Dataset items
==================================================

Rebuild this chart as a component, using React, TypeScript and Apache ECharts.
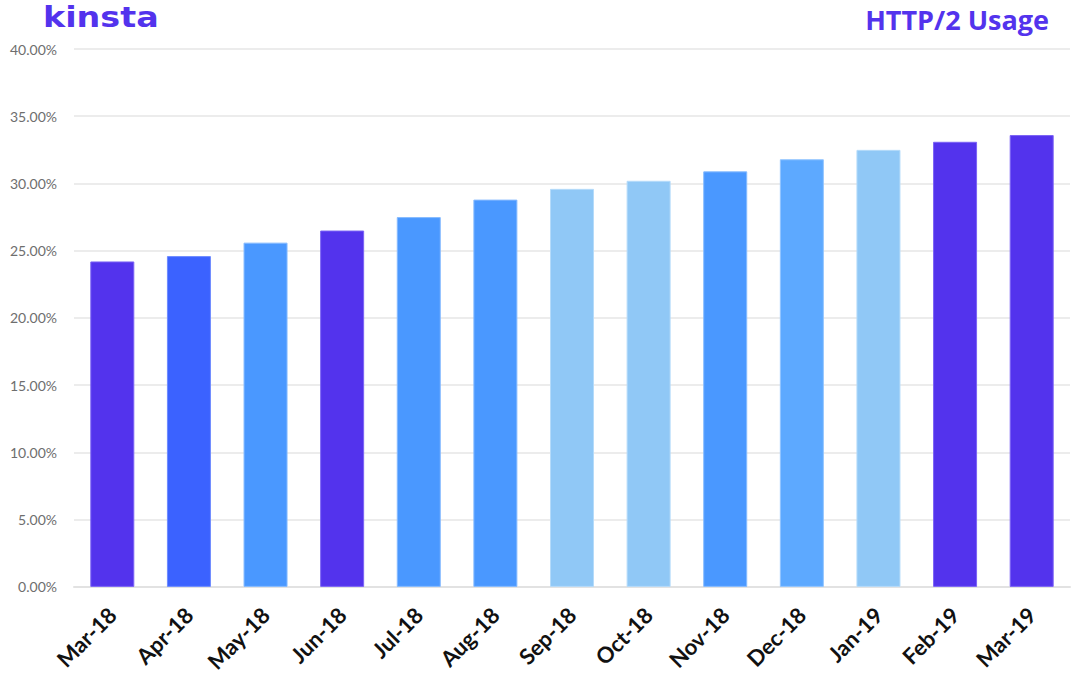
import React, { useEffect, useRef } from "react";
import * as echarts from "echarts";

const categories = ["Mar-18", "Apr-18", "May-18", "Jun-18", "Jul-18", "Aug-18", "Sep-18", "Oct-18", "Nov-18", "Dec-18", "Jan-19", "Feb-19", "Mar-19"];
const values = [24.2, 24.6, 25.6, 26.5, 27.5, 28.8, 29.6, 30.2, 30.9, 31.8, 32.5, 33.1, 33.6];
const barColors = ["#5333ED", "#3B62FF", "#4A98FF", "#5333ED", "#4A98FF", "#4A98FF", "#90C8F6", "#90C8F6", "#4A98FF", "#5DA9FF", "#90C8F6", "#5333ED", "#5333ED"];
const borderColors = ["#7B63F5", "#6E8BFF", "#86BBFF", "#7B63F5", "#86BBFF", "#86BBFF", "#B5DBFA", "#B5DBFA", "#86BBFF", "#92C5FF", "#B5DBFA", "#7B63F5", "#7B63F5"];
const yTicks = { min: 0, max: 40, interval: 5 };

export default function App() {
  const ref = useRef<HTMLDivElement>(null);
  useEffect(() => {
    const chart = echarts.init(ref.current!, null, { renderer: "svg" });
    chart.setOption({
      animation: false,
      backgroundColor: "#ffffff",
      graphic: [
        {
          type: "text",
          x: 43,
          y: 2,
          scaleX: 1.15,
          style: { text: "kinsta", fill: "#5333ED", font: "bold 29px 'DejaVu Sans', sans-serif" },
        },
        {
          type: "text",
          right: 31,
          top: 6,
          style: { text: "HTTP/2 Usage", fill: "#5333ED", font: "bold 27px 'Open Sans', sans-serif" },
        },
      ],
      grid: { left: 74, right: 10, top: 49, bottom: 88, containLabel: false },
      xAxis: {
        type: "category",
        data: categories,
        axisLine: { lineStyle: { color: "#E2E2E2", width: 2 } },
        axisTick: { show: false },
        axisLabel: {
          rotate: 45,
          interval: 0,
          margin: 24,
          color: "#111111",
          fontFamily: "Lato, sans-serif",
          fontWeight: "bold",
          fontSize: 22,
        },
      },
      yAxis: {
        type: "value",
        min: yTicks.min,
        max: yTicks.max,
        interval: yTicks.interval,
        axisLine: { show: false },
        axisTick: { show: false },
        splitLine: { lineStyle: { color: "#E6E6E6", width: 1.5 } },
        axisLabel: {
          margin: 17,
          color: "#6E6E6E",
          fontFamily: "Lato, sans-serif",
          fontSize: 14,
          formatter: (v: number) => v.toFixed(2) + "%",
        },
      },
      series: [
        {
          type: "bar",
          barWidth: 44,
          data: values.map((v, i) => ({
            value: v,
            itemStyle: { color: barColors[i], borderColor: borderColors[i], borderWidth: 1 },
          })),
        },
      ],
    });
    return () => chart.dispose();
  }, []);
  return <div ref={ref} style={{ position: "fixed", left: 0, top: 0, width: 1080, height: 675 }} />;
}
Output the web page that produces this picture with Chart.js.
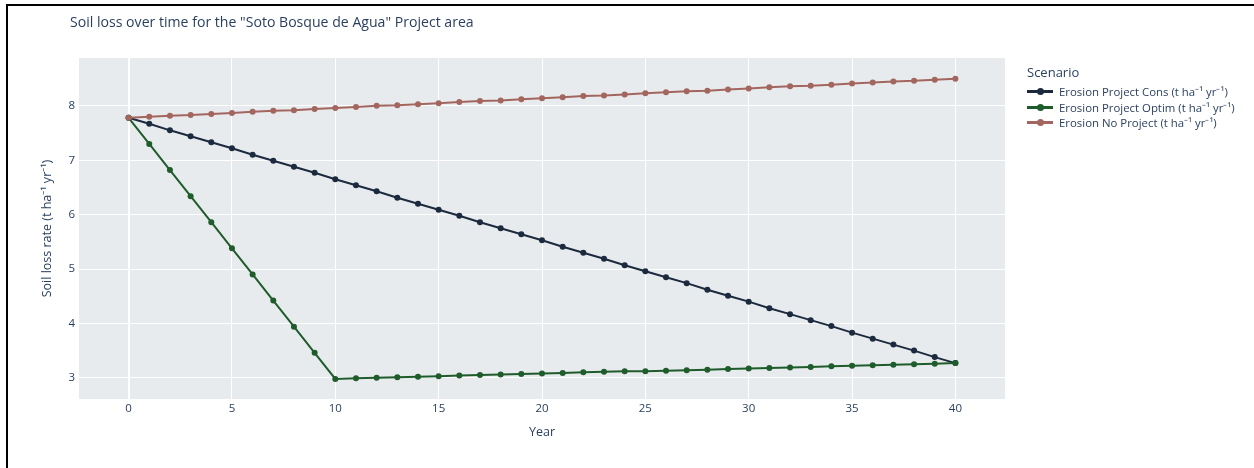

==================================================

**WHAT TO WORK ON**
Without the pictures, retype the whole of the material above exactly.

**REPLY TO THE EXERCISE**
Rebuild this chart as a component, using React, TypeScript and Apache ECharts.
import React, { useEffect, useRef } from "react";
import * as echarts from "echarts";

const categories = ["Mar-18", "Apr-18", "May-18", "Jun-18", "Jul-18", "Aug-18", "Sep-18", "Oct-18", "Nov-18", "Dec-18", "Jan-19", "Feb-19", "Mar-19"];
const values = [24.2, 24.6, 25.6, 26.5, 27.5, 28.8, 29.6, 30.2, 30.9, 31.8, 32.5, 33.1, 33.6];
const barColors = ["#5333ED", "#3B62FF", "#4A98FF", "#5333ED", "#4A98FF", "#4A98FF", "#90C8F6", "#90C8F6", "#4A98FF", "#5DA9FF", "#90C8F6", "#5333ED", "#5333ED"];
const borderColors = ["#7B63F5", "#6E8BFF", "#86BBFF", "#7B63F5", "#86BBFF", "#86BBFF", "#B5DBFA", "#B5DBFA", "#86BBFF", "#92C5FF", "#B5DBFA", "#7B63F5", "#7B63F5"];
const yTicks = { min: 0, max: 40, interval: 5 };

export default function App() {
  const ref = useRef<HTMLDivElement>(null);
  useEffect(() => {
    const chart = echarts.init(ref.current!, null, { renderer: "svg" });
    chart.setOption({
      animation: false,
      backgroundColor: "#ffffff",
      graphic: [
        {
          type: "text",
          x: 43,
          y: 2,
          scaleX: 1.15,
          style: { text: "kinsta", fill: "#5333ED", font: "bold 29px 'DejaVu Sans', sans-serif" },
        },
        {
          type: "text",
          right: 31,
          top: 6,
          style: { text: "HTTP/2 Usage", fill: "#5333ED", font: "bold 27px 'Open Sans', sans-serif" },
        },
      ],
      grid: { left: 74, right: 10, top: 49, bottom: 88, containLabel: false },
      xAxis: {
        type: "category",
        data: categories,
        axisLine: { lineStyle: { color: "#E2E2E2", width: 2 } },
        axisTick: { show: false },
        axisLabel: {
          rotate: 45,
          interval: 0,
          margin: 24,
          color: "#111111",
          fontFamily: "Lato, sans-serif",
          fontWeight: "bold",
          fontSize: 22,
        },
      },
      yAxis: {
        type: "value",
        min: yTicks.min,
        max: yTicks.max,
        interval: yTicks.interval,
        axisLine: { show: false },
        axisTick: { show: false },
        splitLine: { lineStyle: { color: "#E6E6E6", width: 1.5 } },
        axisLabel: {
          margin: 17,
          color: "#6E6E6E",
          fontFamily: "Lato, sans-serif",
          fontSize: 14,
          formatter: (v: number) => v.toFixed(2) + "%",
        },
      },
      series: [
        {
          type: "bar",
          barWidth: 44,
          data: values.map((v, i) => ({
            value: v,
            itemStyle: { color: barColors[i], borderColor: borderColors[i], borderWidth: 1 },
          })),
        },
      ],
    });
    return () => chart.dispose();
  }, []);
  return <div ref={ref} style={{ position: "fixed", left: 0, top: 0, width: 1080, height: 675 }} />;
}
Output the web page that produces this picture with Chart.js.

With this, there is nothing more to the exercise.